Sachs traveled to Washington in October, bringing with him the letter baring Einstein’s name. On October 11th, he presented himself in the late afternoon to Roosevelt in the Oval Office.

“Alex, what are you up to?”

Sachs opened with a story of a young American inventor who wrote a letter to Napoleon (Rhodes, 1986), Robert Fulton (1765–1815), the inventor of the steamboat and submarine. Next, Sach’s tone grew more serious as he cautioned the President to listen carefully. In addition to Einstein and Szilárd’s letter, he read his own summation which he thought more suitable for Roosevelt’s level of understanding of scientific matters. His statement ended with the words:

“Personally I think there is no doubt that sub-atomic energy is available all around us, and that one day man will release and control its almost infinite power. We cannot prevent him from doing so and can only hope that the will not use it exclusively in blowing up his next door neightbor.”

A paragraph to which Roosevelt is said to have responded (Rhodes, 1986):

“Alex, what you are after is to see that the Nazis don’t blow us up”

The rest is history.

The Einstein-Szilárd Letter (August 2nd, 1939)

Sir:

Some recent work by E. Fermi and L. Szilard, which has been communicated to me in manuscript, leads me to expect that the element of uranium may be turned into a new and important source of energy in the immediate future. Certain aspects of the discussion which has arisen seem to call for watchfulness and, if necessary, quick action on the part of the Administration. I believe therefor that it is my duty to bring to your attention the following facts and recommendations:

In the course of the last four months it has been made probable — through the work of Joliot in France as well as Fermi and Szilárd in America — that it may become possible to set up a nuclear chain reaction in a large mass of uranium, by which vast amounts of power and large quantities of new radium-like elements would be generated. Now it appears almost certain that this could be achieved in the immediate future.

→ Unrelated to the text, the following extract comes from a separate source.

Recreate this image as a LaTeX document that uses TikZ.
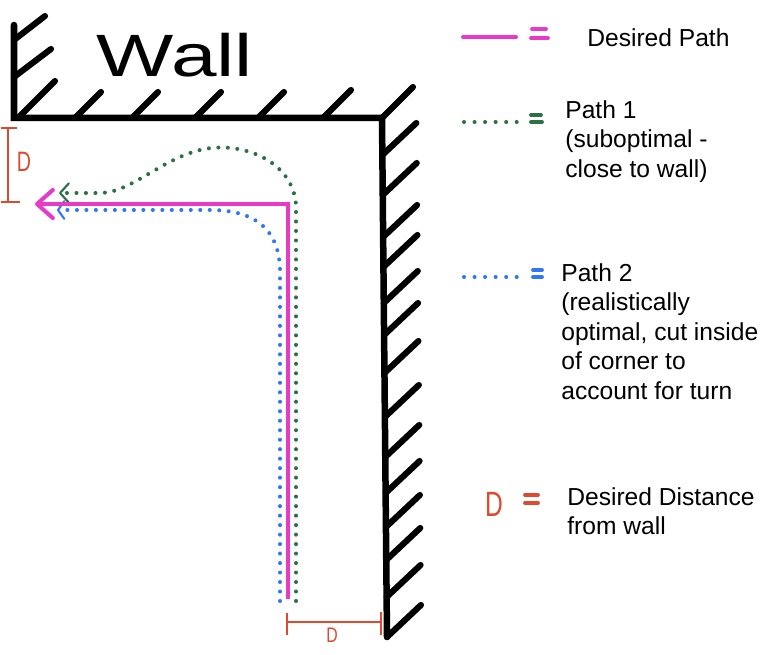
\documentclass[tikz,border=0pt]{standalone}
\usepackage{fontspec}
\setmainfont{Liberation Sans}
\usepackage{tikz}
\usetikzlibrary{arrows.meta}
\definecolor{wpink}{RGB}{232,58,200}
\definecolor{wgreen}{RGB}{45,112,68}
\definecolor{wblue}{RGB}{48,118,245}
\definecolor{wred}{RGB}{222,74,48}

\begin{document}
\begin{tikzpicture}[
  x=0.02cm, y=-0.02cm,
  wall/.style={line width=3.7pt, line cap=round, line join=miter},
  hatch/.style={line width=3.5pt, line cap=round},
  despath/.style={wpink, line width=2.3pt, line join=miter},
  dotpath/.style={line width=2.3pt, line cap=round, dash pattern=on 0pt off 5.4pt},
  pathone/.style={dotpath, wgreen},
  pathtwo/.style={dotpath, wblue},
  eqbar/.style={line width=2.2pt, line cap=round},
  dim/.style={wred, line width=1.3pt},
  dimtxt/.style={text=wred, inner sep=0pt},
  legtxt/.style={font=\fontsize{14}{16.8}\selectfont, align=left,
                 anchor=north west, inner sep=0pt}
]
\useasboundingbox (0,0) rectangle (768,655);

% Walls
\draw[wall] (14,25) -- (14,118) -- (382,118) -- (387,637);
\draw[hatch] (14,40) -- ++(31,-24);
\draw[hatch] (14,77) -- ++(37,-28);
\foreach \x/\l in {18/37,75/26,132/26,195/26,258/26,323/28,382/31}
  \draw[hatch] (\x,118) -- ++(\l,-\l);
\foreach \y in {155,195,237,267,303,335,373,417,457,493,527,560,597,637}
  \draw[hatch] ({382+(\y-118)/104},\y) -- ++(34,-32);
\node[font=\fontsize{34}{34}\selectfont, xscale=1.37] (wall_txt) at (175,55) {Wall};

% Paths
\coordinate (des_start) at (288,599);
\coordinate (des_turn)  at (288,204);
\coordinate (des_tip)   at (35,204);
\coordinate (p1_start)  at (296,601);
\coordinate (p1_turn)   at (296,205);
\coordinate (p1_top)    at (200,150);
\coordinate (p1_tip)    at (59,193);
\coordinate (p2_start)  at (280,601);
\coordinate (p2_turn)   at (280,268);
\coordinate (p2_tip)    at (57,210);

\draw[pathone, -{Straight Barb[length=5pt,width=11pt,line width=1.2pt,round]}]
  (p1_start) -- (p1_turn) .. controls (293,160) and (240,140) .. (p1_top)
  .. controls (160,160) and (130,193) .. (100,193) -- (p1_tip);
\draw[pathtwo, -{Straight Barb[length=3.5pt,width=10pt,line width=1.2pt,round]}]
  (p2_start) -- (p2_turn) .. controls (278,225) and (250,210) .. (210,210) -- (p2_tip);
\draw[despath, -{Straight Barb[length=9pt,width=16pt,round]}]
  (des_start) -- (des_turn) -- (des_tip);

% Distance marks
\coordinate (dl_top) at (8,128);
\coordinate (dl_bot) at (8,202);
\draw[dim] (dl_top) -- (dl_bot);
\draw[dim] (1,128) -- (17,128) (1,202) -- (20,202);
\node[dimtxt, font=\fontsize{16}{16}\selectfont, xscale=0.7] (dl_txt) at (24,162) {D};
\coordinate (db_left)  at (287,622);
\coordinate (db_right) at (381,622);
\draw[dim] (db_left) -- (db_right);
\draw[dim] (287,613) -- (287,635) (381,612) -- (381,635);
\node[dimtxt, font=\fontsize{12}{12}\selectfont, xscale=0.75] (db_txt) at (332,635) {D};

% Legend
\coordinate (leg_des_a) at (463,37);
\coordinate (leg_des_b) at (516,37);
\draw[despath, line cap=round] (leg_des_a) -- (leg_des_b);
\draw[eqbar, wpink] (532,29) -- (546,29) (531,38) -- (548,38);
\node[legtxt] (des_txt) at (587,28) {Desired Path};

\coordinate (leg_p1_a) at (464,122);
\coordinate (leg_p1_b) at (517,122);
\draw[pathone, dash pattern=on 0pt off 6pt] (leg_p1_a) -- (leg_p1_b);
\draw[eqbar, wgreen] (531,115) -- (541,115) (531,122) -- (542,122);
\node[legtxt] (p1_txt) at (565,100) {Path 1\\(suboptimal -\\close to wall)};

\coordinate (leg_p2_a) at (464,277);
\coordinate (leg_p2_b) at (517,277);
\draw[pathtwo, dash pattern=on 0pt off 6pt] (leg_p2_a) -- (leg_p2_b);
\draw[eqbar, wblue] (533,270) -- (542,270) (533,277) -- (542,277);
\node[legtxt] (p2_txt) at (561,263)
  {Path 2\\(realistically\\optimal, cut inside\\of corner to\\account for turn};

\node[dimtxt, font=\fontsize{20}{20}\selectfont, xscale=0.7] (leg_d) at (494,504) {D};
\draw[eqbar, wred] (525,495) -- (538,495) (525,503) -- (538,503);
\node[legtxt] (dist_txt) at (567,487) {Desired Distance\\from wall};

\end{tikzpicture}
\end{document}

This new phenomenon would also lead to the construction of bombs, and it is conceivable — though much less certain — that extremely powerful bombs of a new type may thus be constructed. A single bomb of this type, carried by boat and exploded in a port, might very well destroy the whole port together with some of the surrounding territory. However, such bombs might very well prove to be too heavy for transportation by air.

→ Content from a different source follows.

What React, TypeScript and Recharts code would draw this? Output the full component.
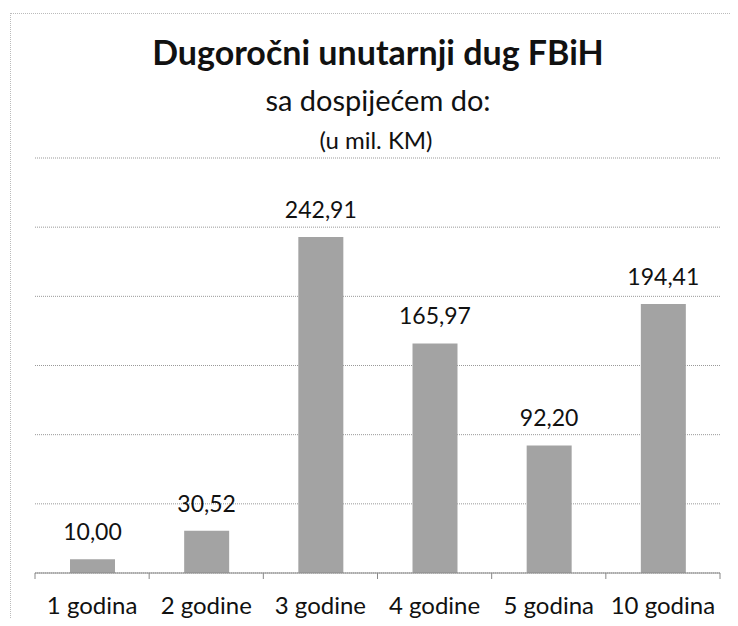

The United States has only very poor ores of uranium in moderate quantities. There is some good ore in Canada and former Czechoslovakia, wile the most important source of uranium is Belgian Congo.

In view of this situation you may think it is desirable to have some permanent contact maintained between the Administration and the group of physicists working on chain reactions in America. One possible way of achieving this might be for you to entrust with the task a person who has your confidence and who could perhaps serve in an inofficial capacity. His task might comprise the following:

a) to approach Government Departments, keep them informed of the further development, and put forward recommendations for Government action, giving particular attention to the problem of securing a supply of uranium ore for the United States;

b) to speed up the experimental work, which is at present being carried on within the limits of the budgets of University laboratories, by providing funds, if such funds be required, through his contact with private persons who are willing to make contributions for this cause, and perhaps also by obtaining the co-operation of industrial laboratories which have the necessary equipment.

I understand that Germany has actually stopped the sale of uranium from the Czechoslovakian mines which she has taken over. That she should have taken such early action might perhaps be understood on the ground that the son of the German Under-Secretary of State, von Weizsäcker, is attached to the Kaiser-Wilhelm-Institut in Berlin where some of the American work on uranium is now being repeated.